____ Data excerpt
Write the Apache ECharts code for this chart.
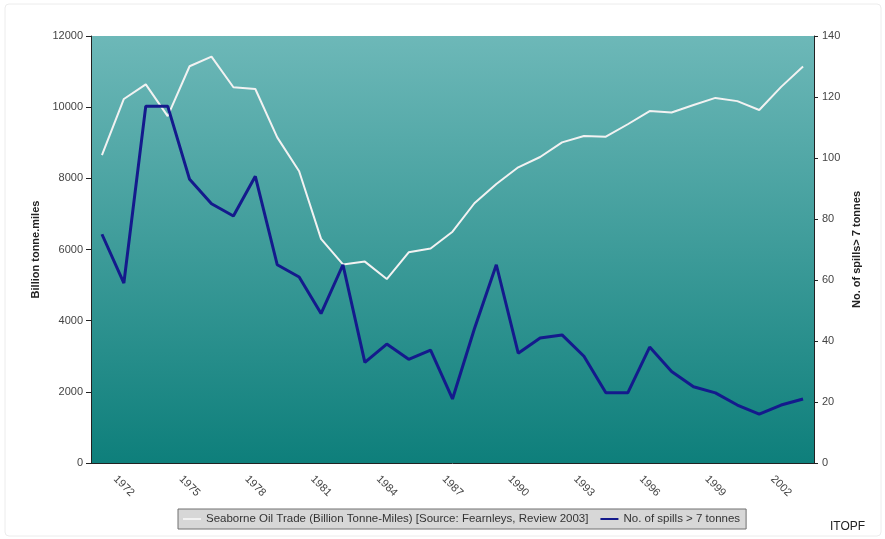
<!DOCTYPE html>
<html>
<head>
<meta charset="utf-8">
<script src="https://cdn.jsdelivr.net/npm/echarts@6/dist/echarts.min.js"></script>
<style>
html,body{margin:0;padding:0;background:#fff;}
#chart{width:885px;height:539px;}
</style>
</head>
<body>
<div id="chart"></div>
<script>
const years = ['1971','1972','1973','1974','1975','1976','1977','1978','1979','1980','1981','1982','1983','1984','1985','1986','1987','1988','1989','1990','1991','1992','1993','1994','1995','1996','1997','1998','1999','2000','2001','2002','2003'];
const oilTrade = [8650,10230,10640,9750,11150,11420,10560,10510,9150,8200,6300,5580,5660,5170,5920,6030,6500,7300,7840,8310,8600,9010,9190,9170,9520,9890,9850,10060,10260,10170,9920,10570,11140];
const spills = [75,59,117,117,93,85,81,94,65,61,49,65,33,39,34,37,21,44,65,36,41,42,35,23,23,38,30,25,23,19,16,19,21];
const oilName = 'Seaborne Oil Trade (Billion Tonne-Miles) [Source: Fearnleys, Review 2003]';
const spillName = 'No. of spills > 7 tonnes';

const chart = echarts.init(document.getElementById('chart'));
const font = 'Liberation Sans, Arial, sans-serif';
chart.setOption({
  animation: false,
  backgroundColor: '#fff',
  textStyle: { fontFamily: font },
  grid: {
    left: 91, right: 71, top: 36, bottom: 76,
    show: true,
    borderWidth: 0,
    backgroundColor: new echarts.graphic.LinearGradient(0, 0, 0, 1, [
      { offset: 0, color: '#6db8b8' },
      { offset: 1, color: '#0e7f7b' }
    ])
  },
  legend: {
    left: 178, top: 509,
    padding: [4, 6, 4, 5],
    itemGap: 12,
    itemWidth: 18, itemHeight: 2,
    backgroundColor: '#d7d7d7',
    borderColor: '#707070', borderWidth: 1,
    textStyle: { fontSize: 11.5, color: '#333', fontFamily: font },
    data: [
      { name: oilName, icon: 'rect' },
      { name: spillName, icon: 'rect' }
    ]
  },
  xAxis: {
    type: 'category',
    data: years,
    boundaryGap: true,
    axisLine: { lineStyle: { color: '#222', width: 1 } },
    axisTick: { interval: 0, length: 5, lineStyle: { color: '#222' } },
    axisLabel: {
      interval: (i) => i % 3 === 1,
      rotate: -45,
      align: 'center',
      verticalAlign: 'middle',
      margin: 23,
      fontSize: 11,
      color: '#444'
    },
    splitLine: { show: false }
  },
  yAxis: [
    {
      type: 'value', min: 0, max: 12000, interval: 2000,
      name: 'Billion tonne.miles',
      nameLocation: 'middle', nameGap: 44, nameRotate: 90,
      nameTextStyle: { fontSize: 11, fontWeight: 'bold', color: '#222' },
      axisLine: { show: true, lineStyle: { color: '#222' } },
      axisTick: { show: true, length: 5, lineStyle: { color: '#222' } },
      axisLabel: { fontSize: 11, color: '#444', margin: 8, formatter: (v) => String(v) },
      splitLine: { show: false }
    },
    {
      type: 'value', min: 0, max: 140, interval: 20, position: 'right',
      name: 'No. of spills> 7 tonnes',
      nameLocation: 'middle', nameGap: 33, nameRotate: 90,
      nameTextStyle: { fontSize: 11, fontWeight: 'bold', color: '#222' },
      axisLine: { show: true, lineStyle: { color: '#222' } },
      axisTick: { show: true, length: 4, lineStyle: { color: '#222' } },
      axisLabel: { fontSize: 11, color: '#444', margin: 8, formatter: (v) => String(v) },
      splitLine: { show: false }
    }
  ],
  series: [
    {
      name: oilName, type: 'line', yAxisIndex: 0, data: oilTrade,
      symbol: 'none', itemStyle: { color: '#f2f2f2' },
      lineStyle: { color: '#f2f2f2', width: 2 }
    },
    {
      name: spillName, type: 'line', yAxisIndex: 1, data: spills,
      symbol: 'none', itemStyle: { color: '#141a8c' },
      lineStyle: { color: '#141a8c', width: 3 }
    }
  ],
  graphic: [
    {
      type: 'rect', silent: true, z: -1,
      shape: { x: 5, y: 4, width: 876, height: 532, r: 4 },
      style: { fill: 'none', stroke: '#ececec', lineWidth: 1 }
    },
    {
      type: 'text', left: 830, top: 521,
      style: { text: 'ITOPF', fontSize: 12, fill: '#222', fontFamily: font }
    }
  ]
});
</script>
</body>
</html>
________
**Task details**
Write out exactly the lines between the start of the data and the line with "const spillName = 'No. of spills > 7 tonnes';", including both, but none of the pictures.

**Exercise result**
Write the Apache ECharts code for this chart.
<!DOCTYPE html>
<html>
<head>
<meta charset="utf-8">
<script src="https://cdn.jsdelivr.net/npm/echarts@6/dist/echarts.min.js"></script>
<style>
html,body{margin:0;padding:0;background:#fff;}
#chart{width:885px;height:539px;}
</style>
</head>
<body>
<div id="chart"></div>
<script>
const years = ['1971','1972','1973','1974','1975','1976','1977','1978','1979','1980','1981','1982','1983','1984','1985','1986','1987','1988','1989','1990','1991','1992','1993','1994','1995','1996','1997','1998','1999','2000','2001','2002','2003'];
const oilTrade = [8650,10230,10640,9750,11150,11420,10560,10510,9150,8200,6300,5580,5660,5170,5920,6030,6500,7300,7840,8310,8600,9010,9190,9170,9520,9890,9850,10060,10260,10170,9920,10570,11140];
const spills = [75,59,117,117,93,85,81,94,65,61,49,65,33,39,34,37,21,44,65,36,41,42,35,23,23,38,30,25,23,19,16,19,21];
const oilName = 'Seaborne Oil Trade (Billion Tonne-Miles) [Source: Fearnleys, Review 2003]';
const spillName = 'No. of spills > 7 tonnes';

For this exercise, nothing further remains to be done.